A hint: think about what the most important things to show might be, and try to develop designs that preserve that. For a visualization, the “most important things” might vary based on task. But you have the option to define that. To use the line graph visualization as an example… the Douglas Peuker algorithm they use preserves the local extrema, which can make things look more jagged than they really are.
A big hint: Watch the presentation for the paper (I recommend reading the paper too) Semantic Resizing of Charts Through Generalization: A Case Study with Line Charts. Look at the references in the paper. There are tons of ideas out there. I am hoping that people pick to do semantic resizing for charts where there aren’t solutions in the literature (you cannot do line charts).
Some other papers that might help:
- Histogram binning revisited with a focus on human perception - might be helpful if you plan to try this for bar charts.
- Exploring the Placement and Design of Word-Scale Visualizations - considers the extreme of small scale, and mainly considers where to place them in text. But it can help you think about very small visualizations. There is a lot of follow up on this work, including this recent one that I haven’t read yet.
- There are tons of references in
What chart type to choose
The paper has already done scaling for line graphs.

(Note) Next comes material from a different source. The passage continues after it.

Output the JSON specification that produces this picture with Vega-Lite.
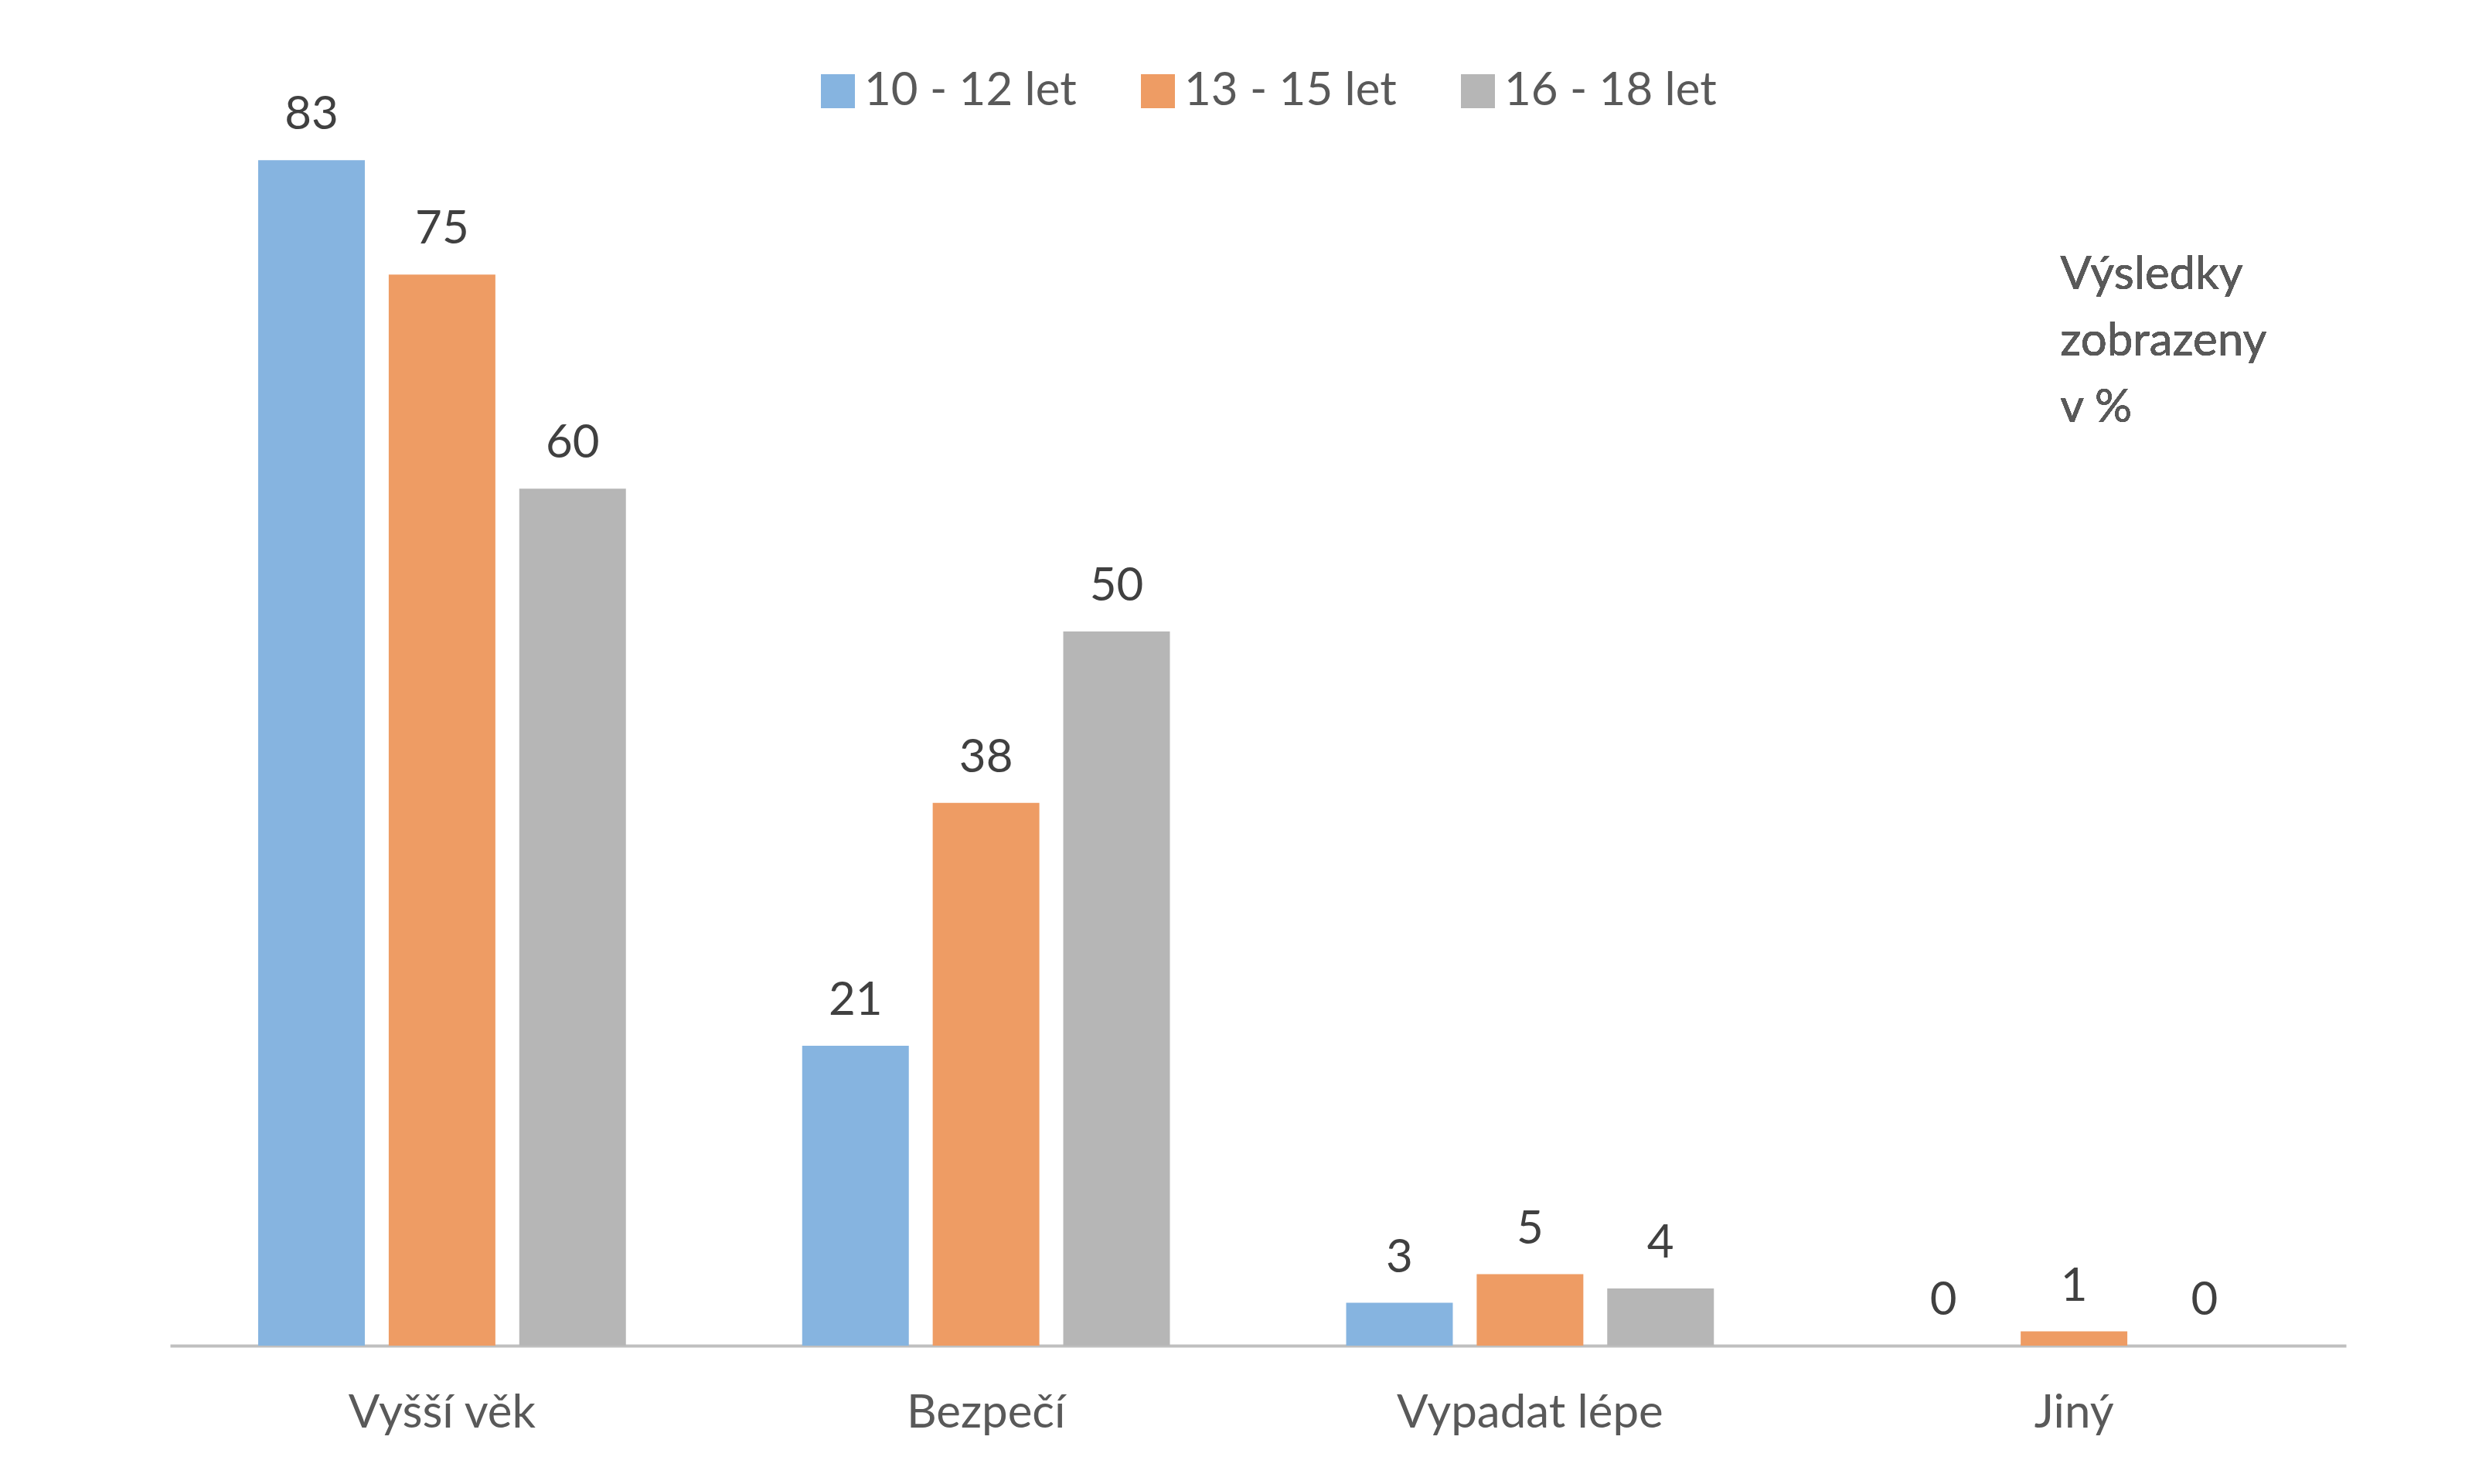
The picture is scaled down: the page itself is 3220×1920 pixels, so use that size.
{
  "$schema": "https://vega.github.io/schema/vega-lite/v6.json",
  "autosize": {"type": "none"},
  "padding": {"left": 220, "top": 78, "right": 185, "bottom": 179},
  "width": 2815,
  "height": 1663,
  "background": "white",
  "config": {
    "font": "Lato",
    "view": {"stroke": null}
  },
  "data": {
    "values": [
      {"kategorie": "Vyšší věk", "skupina": "10 - 12 let", "hodnota": 83},
      {"kategorie": "Vyšší věk", "skupina": "13 - 15 let", "hodnota": 75},
      {"kategorie": "Vyšší věk", "skupina": "16 - 18 let", "hodnota": 60},
      {"kategorie": "Bezpečí", "skupina": "10 - 12 let", "hodnota": 21},
      {"kategorie": "Bezpečí", "skupina": "13 - 15 let", "hodnota": 38},
      {"kategorie": "Bezpečí", "skupina": "16 - 18 let", "hodnota": 50},
      {"kategorie": "Vypadat lépe", "skupina": "10 - 12 let", "hodnota": 3},
      {"kategorie": "Vypadat lépe", "skupina": "13 - 15 let", "hodnota": 5},
      {"kategorie": "Vypadat lépe", "skupina": "16 - 18 let", "hodnota": 4},
      {"kategorie": "Jiný", "skupina": "10 - 12 let", "hodnota": 0},
      {"kategorie": "Jiný", "skupina": "13 - 15 let", "hodnota": 1},
      {"kategorie": "Jiný", "skupina": "16 - 18 let", "hodnota": 0}
    ]
  },
  "encoding": {
    "x": {
      "field": "kategorie",
      "type": "nominal",
      "sort": ["Vyšší věk", "Bezpečí", "Vypadat lépe", "Jiný"],
      "scale": {"paddingInner": 0.324, "paddingOuter": 0.162},
      "axis": {
        "title": null,
        "labelAngle": 0,
        "ticks": false,
        "domainColor": "#BFBFBF",
        "domainWidth": 4,
        "labelFont": "Lato",
        "labelFontSize": 60,
        "labelColor": "#595959",
        "labelPadding": 58,
        "labelLimit": 1000
      }
    },
    "xOffset": {
      "field": "skupina",
      "type": "nominal",
      "sort": ["10 - 12 let", "13 - 15 let", "16 - 18 let"],
      "scale": {"paddingInner": 0.183, "paddingOuter": 0}
    },
    "y": {
      "field": "hodnota",
      "type": "quantitative",
      "scale": {"domain": [0, 90], "nice": false},
      "axis": null
    }
  },
  "layer": [
    {
      "mark": {"type": "bar"},
      "encoding": {
        "color": {
          "field": "skupina",
          "type": "nominal",
          "sort": ["10 - 12 let", "13 - 15 let", "16 - 18 let"],
          "scale": {
            "domain": ["10 - 12 let", "13 - 15 let", "16 - 18 let"],
            "range": ["#86B4E0", "#EE9C64", "#B6B6B6"]
          },
          "legend": {
            "title": null,
            "orient": "none",
            "direction": "horizontal",
            "legendX": 834,
            "legendY": 10,
            "padding": 0,
            "symbolType": "square",
            "symbolSize": 1936,
            "symbolStrokeWidth": 0,
            "symbolOpacity": 1,
            "labelFont": "Lato",
            "labelFontSize": 60,
            "labelColor": "#595959",
            "labelOffset": 4,
            "columnPadding": 75,
            "labelLimit": 1000
          }
        }
      }
    },
    {
      "mark": {
        "type": "text",
        "baseline": "alphabetic",
        "dy": -40,
        "fontSize": 60,
        "font": "Lato",
        "color": "#404040"
      },
      "encoding": {
        "text": {"field": "hodnota", "type": "quantitative"}
      }
    },
    {
      "mark": {
        "type": "text",
        "align": "left",
        "baseline": "alphabetic",
        "dx": -18,
        "fontSize": 60,
        "font": "Lato",
        "color": "#595959",
        "lineHeight": 86,
        "lineBreak": "\n",
        "text": "Výsledky\nzobrazeny\nv %"
      },
      "encoding": {
        "x": {"datum": "Jiný"},
        "xOffset": {"datum": "13 - 15 let"},
        "y": {"datum": 74}
      }
    }
  ]
}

Your job is to do it for some other standard chart type. Pie charts are probably too easy. But…
Might be too easy (there are some obvious methods) - you could do this, but you’ll need to convince us that your solution is compelling:
- Bar charts (especially histograms)
Probably about the right level of challenge:
- Stacked bar charts
- Tree Maps
- Parallel Coordinates (see Augmenting Parallel Coordinates Plots with Color-coded Stacked Histograms for an interesting idea that might work well at small size)
Might be too hard:
- Node link diagrams
- Node link representations of trees
Might have too many options:
- Scatterplots - there are a lot of approaches for dealing with what to do with scatterplots as the density of points goes up. That is one of the key issues with making small scatterplots.
If there’s another one you want to try, you can ask.
What you must do
These are requirements, and evaluation criteria:
- You must provide a rationale for your design. Explain what your tool does to make sure the visualizations are still effective at small scale. This includes defining what effective is. You should explain your algorithmic choices as well.
- Provide a tool that can work for a variety of data. Document its limits.
- Provide examples that show how well it works. This includes generating good demonstration cases. Compare the results to the baseline, and explain why you think your results are better (or not).
Note: we are open that you might experiment with something that will turn out not to be effective. If you have a design that is plausible, an implementation that seems to correctly realize it (as demonstrated by the examples), but when you assess the results you find they are not as useful as you had hoped (relative to the baseline), that’s OK - providing you give a good explanation. A “negative result” should explain why what you tried was plausible, and why it turns out to be wrong in hindsight.
The Ground Rules
The rules are common for all DC2 options. Some specifics:
- For your proposal (and probably phase 1), you should describe the visualization design (what do you expect the algorithm to do). What does it mean to make an effective small version. What does wrong if you just do things naively?
- You are required to provide example data used to demonstrate and test your tool.
- Comparisons to the baseline are not optional. You can pick a standard tool for making the baseline.